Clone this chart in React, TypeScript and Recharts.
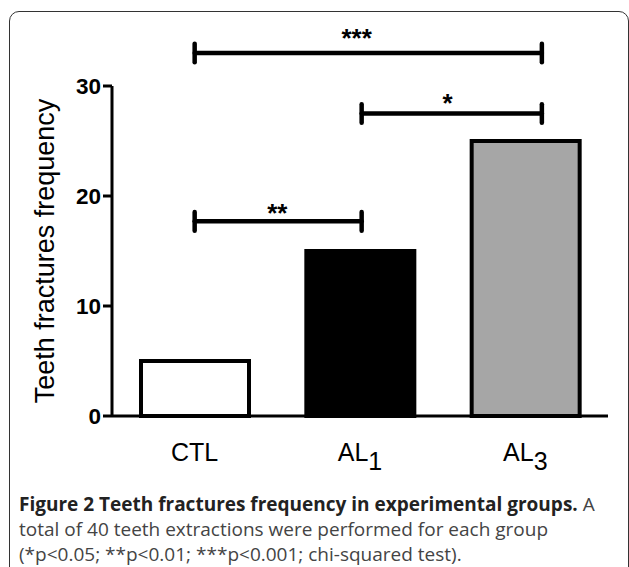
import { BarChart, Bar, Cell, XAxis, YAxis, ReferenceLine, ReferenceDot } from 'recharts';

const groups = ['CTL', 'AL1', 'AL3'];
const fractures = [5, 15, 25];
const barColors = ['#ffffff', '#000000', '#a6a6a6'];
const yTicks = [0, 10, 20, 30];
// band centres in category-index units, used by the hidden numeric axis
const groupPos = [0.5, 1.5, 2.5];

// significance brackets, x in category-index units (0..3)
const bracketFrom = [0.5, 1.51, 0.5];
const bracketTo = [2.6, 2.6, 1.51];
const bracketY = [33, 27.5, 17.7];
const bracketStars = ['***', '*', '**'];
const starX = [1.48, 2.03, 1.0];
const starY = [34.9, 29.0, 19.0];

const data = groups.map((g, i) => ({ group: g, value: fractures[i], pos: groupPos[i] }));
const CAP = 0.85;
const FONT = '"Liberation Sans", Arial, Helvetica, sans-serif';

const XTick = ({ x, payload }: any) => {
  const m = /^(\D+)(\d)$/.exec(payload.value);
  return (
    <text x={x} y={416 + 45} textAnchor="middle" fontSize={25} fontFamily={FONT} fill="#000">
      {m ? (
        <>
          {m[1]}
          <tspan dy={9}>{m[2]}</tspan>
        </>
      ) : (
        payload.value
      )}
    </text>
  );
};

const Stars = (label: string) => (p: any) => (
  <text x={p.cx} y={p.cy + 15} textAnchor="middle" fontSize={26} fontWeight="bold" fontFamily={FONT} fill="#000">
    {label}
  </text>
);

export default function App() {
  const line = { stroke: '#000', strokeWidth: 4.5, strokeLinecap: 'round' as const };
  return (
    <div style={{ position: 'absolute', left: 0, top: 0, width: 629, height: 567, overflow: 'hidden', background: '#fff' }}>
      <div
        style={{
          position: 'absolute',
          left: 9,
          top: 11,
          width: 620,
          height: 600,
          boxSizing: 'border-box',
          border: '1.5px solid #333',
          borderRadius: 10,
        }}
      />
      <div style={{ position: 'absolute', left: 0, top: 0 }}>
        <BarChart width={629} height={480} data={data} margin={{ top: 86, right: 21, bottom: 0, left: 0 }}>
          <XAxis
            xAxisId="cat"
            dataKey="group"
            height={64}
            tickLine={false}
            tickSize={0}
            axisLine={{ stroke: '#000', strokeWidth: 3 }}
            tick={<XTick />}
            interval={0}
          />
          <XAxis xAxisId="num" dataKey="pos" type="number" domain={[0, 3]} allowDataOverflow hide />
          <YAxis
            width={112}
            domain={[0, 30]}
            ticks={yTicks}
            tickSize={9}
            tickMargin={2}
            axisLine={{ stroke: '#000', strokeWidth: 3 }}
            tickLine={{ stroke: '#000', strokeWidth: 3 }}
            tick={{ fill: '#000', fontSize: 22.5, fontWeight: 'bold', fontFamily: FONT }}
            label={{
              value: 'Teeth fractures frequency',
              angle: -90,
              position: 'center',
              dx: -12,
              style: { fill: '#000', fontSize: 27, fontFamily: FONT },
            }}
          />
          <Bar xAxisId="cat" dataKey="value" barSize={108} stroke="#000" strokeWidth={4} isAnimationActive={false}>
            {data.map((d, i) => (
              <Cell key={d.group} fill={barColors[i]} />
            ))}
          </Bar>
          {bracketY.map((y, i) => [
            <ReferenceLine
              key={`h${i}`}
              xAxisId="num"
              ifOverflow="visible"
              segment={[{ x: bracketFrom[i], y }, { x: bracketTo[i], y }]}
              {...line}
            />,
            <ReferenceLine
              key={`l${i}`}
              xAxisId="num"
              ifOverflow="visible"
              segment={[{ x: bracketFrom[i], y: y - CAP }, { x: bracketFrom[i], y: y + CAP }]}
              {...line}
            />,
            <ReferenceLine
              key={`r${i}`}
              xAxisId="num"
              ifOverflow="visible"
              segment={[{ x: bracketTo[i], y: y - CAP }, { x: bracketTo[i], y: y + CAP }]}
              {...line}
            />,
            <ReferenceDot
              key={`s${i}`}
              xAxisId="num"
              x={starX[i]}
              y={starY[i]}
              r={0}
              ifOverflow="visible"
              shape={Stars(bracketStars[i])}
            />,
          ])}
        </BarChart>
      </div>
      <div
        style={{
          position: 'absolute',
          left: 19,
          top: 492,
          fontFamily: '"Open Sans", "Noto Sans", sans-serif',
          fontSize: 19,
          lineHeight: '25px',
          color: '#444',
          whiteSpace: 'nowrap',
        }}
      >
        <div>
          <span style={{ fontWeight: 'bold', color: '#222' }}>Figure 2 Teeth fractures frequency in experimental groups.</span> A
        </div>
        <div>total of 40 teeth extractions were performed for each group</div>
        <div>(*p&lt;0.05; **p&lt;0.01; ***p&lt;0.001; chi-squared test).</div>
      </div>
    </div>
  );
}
= = = =
Leave the pictures out and reproduce exactly the lines from the top of the listing above through the line with "YAxis, ReferenceLine, ReferenceDot".

Clone this chart in React, TypeScript and Recharts.
import { BarChart, Bar, Cell, XAxis, YAxis, ReferenceLine, ReferenceDot } from 'recharts';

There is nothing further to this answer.